Aim of the task:
Using the data below, gather each line that includes the word "chart".

Source material:
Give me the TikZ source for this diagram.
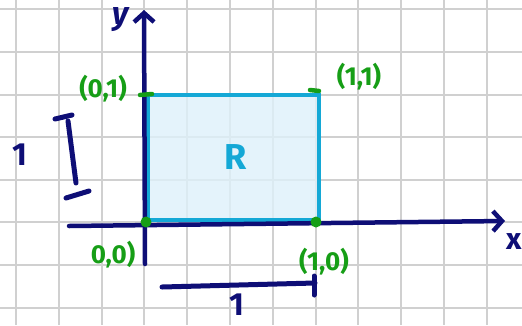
\documentclass[tikz,border=0pt]{standalone}
\usepackage{fontspec}
\setmainfont{Fira Sans}
\usetikzlibrary{arrows.meta}
\definecolor{navy}{RGB}{14,14,118}
\definecolor{pgreen}{RGB}{22,158,22}
\definecolor{rcyan}{RGB}{20,168,214}
\definecolor{rfill}{RGB}{222,241,250}
\definecolor{gridgray}{RGB}{208,208,208}
\tikzset{
  gridline/.style={draw=gridgray, line width=2pt},
  axisline/.style={draw=navy, line width=4.5pt, line cap=round},
  axisarrow/.style={axisline, -{Straight Barb[length=9pt,width=20pt,line width=4.5pt]}},
  dimline/.style={draw=navy, line width=5pt, line cap=round},
  glabel/.style={text=pgreen, font=\fontsize{26}{26}\selectfont\bfseries, inner sep=0pt},
  nlabel/.style={text=navy, font=\fontsize{32}{32}\selectfont\bfseries, inner sep=0pt},
  gmark/.style={draw=pgreen, line width=4.5pt, line cap=round},
  gdot/.style={fill=pgreen, circle, inner sep=0pt, minimum size=11pt},
  region/.style={draw=rcyan, line width=4.5pt, fill=rfill, fill opacity=0.8}
}
\begin{document}
\begin{tikzpicture}[x=1pt,y=-1pt]
\useasboundingbox (0,0) rectangle (522,325);
\fill[white] (0,0) rectangle (522,325);
% grid
\foreach \i in {0,...,11} \draw[gridline] ({16+42.8*\i},0) -- ({16+42.8*\i},325);
\foreach \j in {0,...,7} \draw[gridline] (0,{9.3+42.6*\j}) -- (522,{9.3+42.6*\j});
% region R
\coordinate (A) at (148,95);
\coordinate (C) at (319,220);
\path[region] (A) rectangle (C);
\node[text=rcyan, font=\fontsize{36}{36}\selectfont\bfseries, inner sep=0pt] (R) at (236,157) {R};
% axes
\coordinate (yb) at (145,264);
\coordinate (yt) at (144,10);
\coordinate (xl) at (69,226);
\coordinate (xr) at (505,221);
\draw[axisarrow] (yb) -- (yt);
\draw[axisarrow] (xl) -- (xr);
\node[nlabel, font=\fontsize{32}{32}\selectfont\bfseries\itshape] (ylab) at (121,20) {y};
\node[nlabel, font=\fontsize{30}{30}\selectfont\bfseries, anchor=west] (xlab) at (506,242) {x};
% points
\node[gdot] (O) at (146,222) {};
\node[gdot] (P10) at (316,222) {};
\coordinate (m01a) at (140,95);
\coordinate (m01b) at (152,94);
\draw[gmark] (m01a) -- (m01b);
\coordinate (m11a) at (310,90);
\coordinate (m11b) at (319,91);
\draw[gmark] (m11a) -- (m11b);
\node[glabel] (l01) at (103,89) {(0,1)};
\node[glabel] (l11) at (359,77) {(1,1)};
\node[glabel] (l00) at (113,255) {0,0)};
\node[glabel] (l10) at (324,262) {(1,0)};
% vertical dimension
\coordinate (vt1) at (55,119);
\coordinate (vt2) at (72,115);
\coordinate (vtm) at (68,121);
\coordinate (vbm) at (76,183);
\coordinate (vb1) at (66,198);
\coordinate (vb2) at (89,191);
\draw[dimline] (vt1) -- (vt2);
\draw[dimline] (vtm) -- (vbm);
\draw[dimline] (vb1) -- (vb2);
\node[nlabel] (one1) at (20,155) {1};
% horizontal dimension
\coordinate (hl) at (162,287);
\coordinate (hr) at (315,283);
\coordinate (ht) at (314,276);
\coordinate (hb) at (314,295);
\draw[dimline] (hl) -- (hr);
\draw[dimline] (ht) -- (hb);
\node[nlabel] (one2) at (237,305) {1};
\end{tikzpicture}
\end{document}
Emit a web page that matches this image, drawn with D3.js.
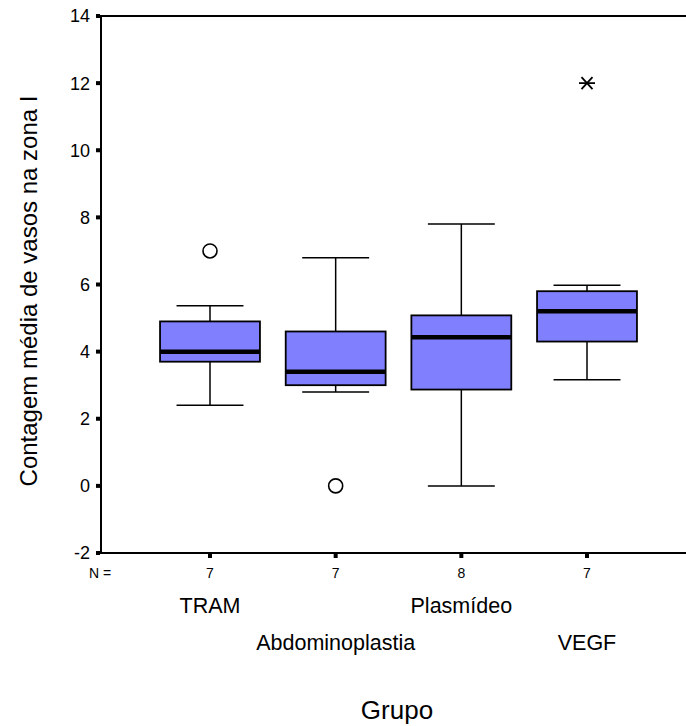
<!DOCTYPE html>
<html>
<head>
<meta charset="utf-8">
<script src="https://cdn.jsdelivr.net/npm/d3@7"></script>
<style>
  html, body { margin: 0; padding: 0; background: #fff; }
  svg { display: block; }
  text { font-family: Arial, "Liberation Sans", sans-serif; fill: #000; }
</style>
</head>
<body>
<svg id="chart" width="686" height="726"></svg>
<script>
const categories = ["TRAM", "Abdominoplastia", "Plasmídeo", "VEGF"];
const counts = [7, 7, 8, 7];
const q1 = [3.7, 3.0, 2.87, 4.3];
const medians = [4.0, 3.4, 4.43, 5.2];
const q3 = [4.9, 4.6, 5.08, 5.8];
const whiskerLow = [2.4, 2.8, 0, 3.16];
const whiskerHigh = [5.37, 6.8, 7.8, 5.98];
const outliers = [[7], [0], [], []];
const extremes = [[], [], [], [12]];
const yTicks = [-2, 0, 2, 4, 6, 8, 10, 12, 14];
const yTitle = "Contagem média de vasos na zona I";
const xTitle = "Grupo";

(function () {
const svg = d3.select("#chart");
const pLeft = 101, pRight = 686, pTop = 16, pBottom = 553;

const y = d3.scaleLinear().domain([-2, 14]).range([pBottom, pTop]);
const x = d3.scalePoint().domain(categories).range([210, 587]);
const boxW = x.step() * 0.795;
const capW = boxW * 0.67;

// frame
svg.append("line").attr("x1", pLeft).attr("x2", pRight).attr("y1", pTop).attr("y2", pTop)
  .attr("stroke", "#000").attr("stroke-width", 2);
svg.append("line").attr("x1", pLeft).attr("x2", pLeft).attr("y1", pTop - 1).attr("y2", pBottom + 1)
  .attr("stroke", "#000").attr("stroke-width", 2);
svg.append("line").attr("x1", pLeft - 1).attr("x2", pRight).attr("y1", pBottom).attr("y2", pBottom)
  .attr("stroke", "#000").attr("stroke-width", 2);

// y axis ticks
const yAxis = svg.append("g");
yTicks.forEach(t => {
  yAxis.append("rect").attr("x", pLeft - 5).attr("y", y(t) - 2).attr("width", 4).attr("height", 4).attr("fill", "#000");
  yAxis.append("text").attr("x", 90).attr("y", y(t)).attr("dy", "0.36em")
    .attr("text-anchor", "end").attr("font-size", 18).text(String(t));
});

// x ticks and N labels
svg.append("text").attr("x", 100).attr("y", 578).attr("text-anchor", "middle").attr("font-size", 14).text("N =");
categories.forEach((c, i) => {
  const cx = x(c);
  svg.append("rect").attr("x", cx - 2).attr("y", pBottom + 1).attr("width", 4).attr("height", 4).attr("fill", "#000");
  svg.append("text").attr("x", cx).attr("y", 578).attr("text-anchor", "middle").attr("font-size", 14).text(counts[i]);
  svg.append("text").attr("x", cx).attr("y", i % 2 === 0 ? 613 : 650).attr("text-anchor", "middle")
    .attr("font-size", 21.5).text(c);
});

// boxes
const g = svg.append("g");
categories.forEach((c, i) => {
  const cx = x(c);
  g.append("line").attr("x1", cx).attr("x2", cx).attr("y1", y(whiskerHigh[i])).attr("y2", y(q3[i]))
    .attr("stroke", "#000").attr("stroke-width", 1.5);
  g.append("line").attr("x1", cx).attr("x2", cx).attr("y1", y(q1[i])).attr("y2", y(whiskerLow[i]))
    .attr("stroke", "#000").attr("stroke-width", 1.5);
  g.append("line").attr("x1", cx - capW / 2).attr("x2", cx + capW / 2).attr("y1", y(whiskerHigh[i])).attr("y2", y(whiskerHigh[i]))
    .attr("stroke", "#000").attr("stroke-width", 1.5);
  g.append("line").attr("x1", cx - capW / 2).attr("x2", cx + capW / 2).attr("y1", y(whiskerLow[i])).attr("y2", y(whiskerLow[i]))
    .attr("stroke", "#000").attr("stroke-width", 1.5);
  g.append("rect").attr("x", cx - boxW / 2).attr("y", y(q3[i])).attr("width", boxW)
    .attr("height", y(q1[i]) - y(q3[i])).attr("fill", "#8080FF").attr("stroke", "#000").attr("stroke-width", 1.8);
  g.append("line").attr("x1", cx - boxW / 2).attr("x2", cx + boxW / 2).attr("y1", y(medians[i])).attr("y2", y(medians[i]))
    .attr("stroke", "#000").attr("stroke-width", 4.5);
  outliers[i].forEach(v => {
    g.append("circle").attr("cx", cx).attr("cy", y(v)).attr("r", 7)
      .attr("fill", "none").attr("stroke", "#000").attr("stroke-width", 1.6);
  });
  extremes[i].forEach(v => {
    const py = y(v);
    const s = g.append("g").attr("stroke", "#000").attr("stroke-width", 1.8);
    s.append("line").attr("x1", cx - 8).attr("x2", cx + 8).attr("y1", py).attr("y2", py);
    s.append("line").attr("x1", cx - 5.5).attr("x2", cx + 5.5).attr("y1", py - 6).attr("y2", py + 6);
    s.append("line").attr("x1", cx - 5.5).attr("x2", cx + 5.5).attr("y1", py + 6).attr("y2", py - 6);
  });
});

// titles
svg.append("text").attr("transform", "translate(37,291) rotate(-90)").attr("text-anchor", "middle")
  .attr("font-size", 24).text(yTitle);
svg.append("text").attr("x", 397).attr("y", 719).attr("text-anchor", "middle")
  .attr("font-size", 26).text(xTitle);
})();
</script>
</body>
</html>
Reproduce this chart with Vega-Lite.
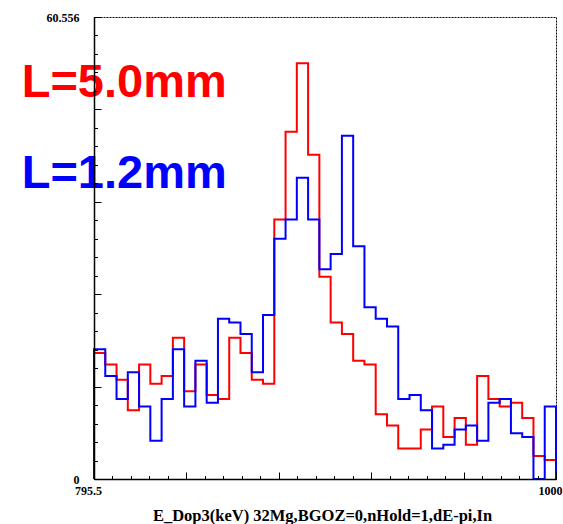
{
  "$schema": "https://vega.github.io/schema/vega-lite/v6.json",
  "width": 462,
  "height": 462,
  "autosize": "none",
  "padding": {"left": 94, "top": 17, "right": 7, "bottom": 45},
  "background": "white",
  "config": {"view": {"stroke": "black", "strokeDash": [2, 1], "strokeWidth": 1}},
  "datasets": {
    "hist": [
      {"s": "L=5.0mm", "i": 0, "x": 795.5, "y": 0},
      {"s": "L=5.0mm", "i": 1, "x": 795.5, "y": 16.5},
      {"s": "L=5.0mm", "i": 2, "x": 800.488, "y": 15},
      {"s": "L=5.0mm", "i": 3, "x": 805.476, "y": 13},
      {"s": "L=5.0mm", "i": 4, "x": 810.463, "y": 9},
      {"s": "L=5.0mm", "i": 5, "x": 815.451, "y": 15},
      {"s": "L=5.0mm", "i": 6, "x": 820.439, "y": 12.5},
      {"s": "L=5.0mm", "i": 7, "x": 825.427, "y": 13.5},
      {"s": "L=5.0mm", "i": 8, "x": 830.415, "y": 18.5},
      {"s": "L=5.0mm", "i": 9, "x": 835.402, "y": 11.5},
      {"s": "L=5.0mm", "i": 10, "x": 840.39, "y": 15},
      {"s": "L=5.0mm", "i": 11, "x": 845.378, "y": 11},
      {"s": "L=5.0mm", "i": 12, "x": 850.366, "y": 10.5},
      {"s": "L=5.0mm", "i": 13, "x": 855.354, "y": 18.5},
      {"s": "L=5.0mm", "i": 14, "x": 860.341, "y": 16.5},
      {"s": "L=5.0mm", "i": 15, "x": 865.329, "y": 13},
      {"s": "L=5.0mm", "i": 16, "x": 870.317, "y": 12.5},
      {"s": "L=5.0mm", "i": 17, "x": 875.305, "y": 34},
      {"s": "L=5.0mm", "i": 18, "x": 880.293, "y": 45.5},
      {"s": "L=5.0mm", "i": 19, "x": 885.28, "y": 54.5},
      {"s": "L=5.0mm", "i": 20, "x": 890.268, "y": 42.5},
      {"s": "L=5.0mm", "i": 21, "x": 895.256, "y": 26.5},
      {"s": "L=5.0mm", "i": 22, "x": 900.244, "y": 20.5},
      {"s": "L=5.0mm", "i": 23, "x": 905.232, "y": 19},
      {"s": "L=5.0mm", "i": 24, "x": 910.22, "y": 15.5},
      {"s": "L=5.0mm", "i": 25, "x": 915.207, "y": 15},
      {"s": "L=5.0mm", "i": 26, "x": 920.195, "y": 8.5},
      {"s": "L=5.0mm", "i": 27, "x": 925.183, "y": 7},
      {"s": "L=5.0mm", "i": 28, "x": 930.171, "y": 4},
      {"s": "L=5.0mm", "i": 29, "x": 935.159, "y": 4},
      {"s": "L=5.0mm", "i": 30, "x": 940.146, "y": 6.5},
      {"s": "L=5.0mm", "i": 31, "x": 945.134, "y": 9.5},
      {"s": "L=5.0mm", "i": 32, "x": 950.122, "y": 5.5},
      {"s": "L=5.0mm", "i": 33, "x": 955.11, "y": 8},
      {"s": "L=5.0mm", "i": 34, "x": 960.098, "y": 4.5},
      {"s": "L=5.0mm", "i": 35, "x": 965.085, "y": 13.5},
      {"s": "L=5.0mm", "i": 36, "x": 970.073, "y": 10.5},
      {"s": "L=5.0mm", "i": 37, "x": 975.061, "y": 9.5},
      {"s": "L=5.0mm", "i": 38, "x": 980.049, "y": 10},
      {"s": "L=5.0mm", "i": 39, "x": 985.037, "y": 8},
      {"s": "L=5.0mm", "i": 40, "x": 990.024, "y": 3},
      {"s": "L=5.0mm", "i": 41, "x": 995.012, "y": 2.5},
      {"s": "L=5.0mm", "i": 42, "x": 1000, "y": 2.5},
      {"s": "L=5.0mm", "i": 43, "x": 1000, "y": 0},
      {"s": "L=1.2mm", "i": 0, "x": 795.5, "y": 0},
      {"s": "L=1.2mm", "i": 1, "x": 795.5, "y": 17},
      {"s": "L=1.2mm", "i": 2, "x": 800.488, "y": 13.5},
      {"s": "L=1.2mm", "i": 3, "x": 805.476, "y": 10.5},
      {"s": "L=1.2mm", "i": 4, "x": 810.463, "y": 14},
      {"s": "L=1.2mm", "i": 5, "x": 815.451, "y": 9.5},
      {"s": "L=1.2mm", "i": 6, "x": 820.439, "y": 5},
      {"s": "L=1.2mm", "i": 7, "x": 825.427, "y": 10.5},
      {"s": "L=1.2mm", "i": 8, "x": 830.415, "y": 17},
      {"s": "L=1.2mm", "i": 9, "x": 835.402, "y": 9.5},
      {"s": "L=1.2mm", "i": 10, "x": 840.39, "y": 15.5},
      {"s": "L=1.2mm", "i": 11, "x": 845.378, "y": 10},
      {"s": "L=1.2mm", "i": 12, "x": 850.366, "y": 21},
      {"s": "L=1.2mm", "i": 13, "x": 855.354, "y": 20.5},
      {"s": "L=1.2mm", "i": 14, "x": 860.341, "y": 19},
      {"s": "L=1.2mm", "i": 15, "x": 865.329, "y": 14},
      {"s": "L=1.2mm", "i": 16, "x": 870.317, "y": 21.5},
      {"s": "L=1.2mm", "i": 17, "x": 875.305, "y": 31.5},
      {"s": "L=1.2mm", "i": 18, "x": 880.293, "y": 34},
      {"s": "L=1.2mm", "i": 19, "x": 885.28, "y": 39.5},
      {"s": "L=1.2mm", "i": 20, "x": 890.268, "y": 34},
      {"s": "L=1.2mm", "i": 21, "x": 895.256, "y": 27.5},
      {"s": "L=1.2mm", "i": 22, "x": 900.244, "y": 29.5},
      {"s": "L=1.2mm", "i": 23, "x": 905.232, "y": 45},
      {"s": "L=1.2mm", "i": 24, "x": 910.22, "y": 30.5},
      {"s": "L=1.2mm", "i": 25, "x": 915.207, "y": 22.5},
      {"s": "L=1.2mm", "i": 26, "x": 920.195, "y": 21},
      {"s": "L=1.2mm", "i": 27, "x": 925.183, "y": 20},
      {"s": "L=1.2mm", "i": 28, "x": 930.171, "y": 10.5},
      {"s": "L=1.2mm", "i": 29, "x": 935.159, "y": 11},
      {"s": "L=1.2mm", "i": 30, "x": 940.146, "y": 9},
      {"s": "L=1.2mm", "i": 31, "x": 945.134, "y": 4},
      {"s": "L=1.2mm", "i": 32, "x": 950.122, "y": 4.5},
      {"s": "L=1.2mm", "i": 33, "x": 955.11, "y": 6.5},
      {"s": "L=1.2mm", "i": 34, "x": 960.098, "y": 7},
      {"s": "L=1.2mm", "i": 35, "x": 965.085, "y": 5},
      {"s": "L=1.2mm", "i": 36, "x": 970.073, "y": 10},
      {"s": "L=1.2mm", "i": 37, "x": 975.061, "y": 10.5},
      {"s": "L=1.2mm", "i": 38, "x": 980.049, "y": 6},
      {"s": "L=1.2mm", "i": 39, "x": 985.037, "y": 5.5},
      {"s": "L=1.2mm", "i": 40, "x": 990.024, "y": 0},
      {"s": "L=1.2mm", "i": 41, "x": 995.012, "y": 9.5},
      {"s": "L=1.2mm", "i": 42, "x": 1000, "y": 9.5},
      {"s": "L=1.2mm", "i": 43, "x": 1000, "y": 0}
    ],
    "labels": [
      {"label": "L=5.0mm", "x": 763.5, "y": 50.1},
      {"label": "L=1.2mm", "x": 763.5, "y": 38.2}
    ]
  },
  "resolve": {"axis": {"x": "independent", "y": "independent"}},
  "layer": [
    {
      "data": {"name": "labels"},
      "mark": {"type": "text", "font": "Liberation Sans", "fontWeight": "bold", "fontSize": 47, "align": "left", "baseline": "alphabetic"},
      "encoding": {
        "x": {
          "field": "x", "type": "quantitative",
          "scale": {"domain": [795.5, 1000], "nice": false, "zero": false},
          "axis": {
            "orient": "bottom", "zindex": 1,
            "values": [795.5, 803.68, 811.86, 820.04, 828.22, 836.4, 844.58, 852.76, 860.94, 869.12, 877.3, 885.48, 893.66, 901.84, 910.02, 918.2, 926.38, 934.56, 942.74, 950.92, 959.1, 967.28, 975.46, 983.64, 991.82, 1000],
            "tickSize": -3.5, "tickColor": "black", "tickWidth": 1,
            "domainColor": "black", "domainWidth": 1.5,
            "grid": false, "labels": false, "title": null
          }
        },
        "y": {
          "field": "y", "type": "quantitative",
          "scale": {"domain": [0, 60.556], "nice": false, "zero": true},
          "axis": {
            "orient": "left", "zindex": 1,
            "values": [0, 2.42224, 4.84448, 7.26672, 9.68896, 12.1112, 14.53344, 16.95568, 19.37792, 21.80016, 24.2224, 26.64464, 29.06688, 31.48912, 33.91136, 36.3336, 38.75584, 41.17808, 43.60032, 46.02256, 48.4448, 50.86704, 53.28928, 55.71152, 58.13376, 60.556],
            "tickSize": -3.5, "tickColor": "black", "tickWidth": 1,
            "domainColor": "black", "domainWidth": 1.5,
            "grid": false, "labels": false, "title": null
          }
        },
        "text": {"field": "label"},
        "color": {"field": "label", "type": "nominal", "scale": {"domain": ["L=5.0mm", "L=1.2mm"], "range": ["#ff0000", "#0000ff"]}, "legend": null}
      }
    },
    {
      "data": {"name": "hist"},
      "transform": [{"filter": "datum.s == 'L=5.0mm'"}],
      "mark": {"type": "line", "interpolate": "step-after", "color": "#ff0000", "strokeWidth": 2},
      "encoding": {
        "x": {
          "field": "x", "type": "quantitative",
          "axis": {
            "orient": "bottom", "zindex": 1,
            "values": [795.5, 836.4, 877.3, 918.2, 959.1, 1000],
            "tickSize": -7, "tickColor": "black", "tickWidth": 1,
            "domain": false, "grid": false,
            "labelExpr": "datum.index < 0.001 ? '795.5' : (datum.index > 0.999 ? '1000' : '')",
            "labelFont": "Liberation Serif", "labelFontWeight": "bold", "labelFontSize": 12, "labelColor": "black",
            "labelPadding": 13, "labelOffset": -6, "labelOverlap": false, "labelFlush": false, "labelBound": false,
            "title": "E_Dop3(keV) 32Mg,BGOZ=0,nHold=1,dE-pi,In",
            "titleFont": "Liberation Serif", "titleFontSize": 16.5, "titleFontWeight": "bold", "titleColor": "black",
            "titleBaseline": "alphabetic", "titleY": 41, "titleX": 228
          }
        },
        "y": {
          "field": "y", "type": "quantitative",
          "axis": {
            "orient": "left", "zindex": 1,
            "values": [0, 12.1112, 24.2224, 36.3336, 48.4448, 60.556],
            "tickSize": -7, "tickColor": "black", "tickWidth": 1,
            "domain": false, "grid": false,
            "labelExpr": "datum.index < 0.001 ? '0' : (datum.index > 0.999 ? '60.556' : '')",
            "labelFont": "Liberation Serif", "labelFontWeight": "bold", "labelFontSize": 12, "labelColor": "black",
            "labelPadding": 22, "labelOverlap": false, "labelFlush": false, "labelBound": false,
            "title": null
          }
        },
        "order": {"field": "i", "type": "quantitative"}
      }
    },
    {
      "data": {"name": "hist"},
      "transform": [{"filter": "datum.s == 'L=1.2mm'"}],
      "mark": {"type": "line", "interpolate": "step-after", "color": "#0000ff", "strokeWidth": 2},
      "encoding": {
        "x": {"field": "x", "type": "quantitative", "axis": null},
        "y": {"field": "y", "type": "quantitative", "axis": null},
        "order": {"field": "i", "type": "quantitative"}
      }
    }
  ]
}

Answer:
<svg id="chart" width="686" height="726"></svg>
const svg = d3.select("#chart");
Reproduce this chart with Vega-Lite.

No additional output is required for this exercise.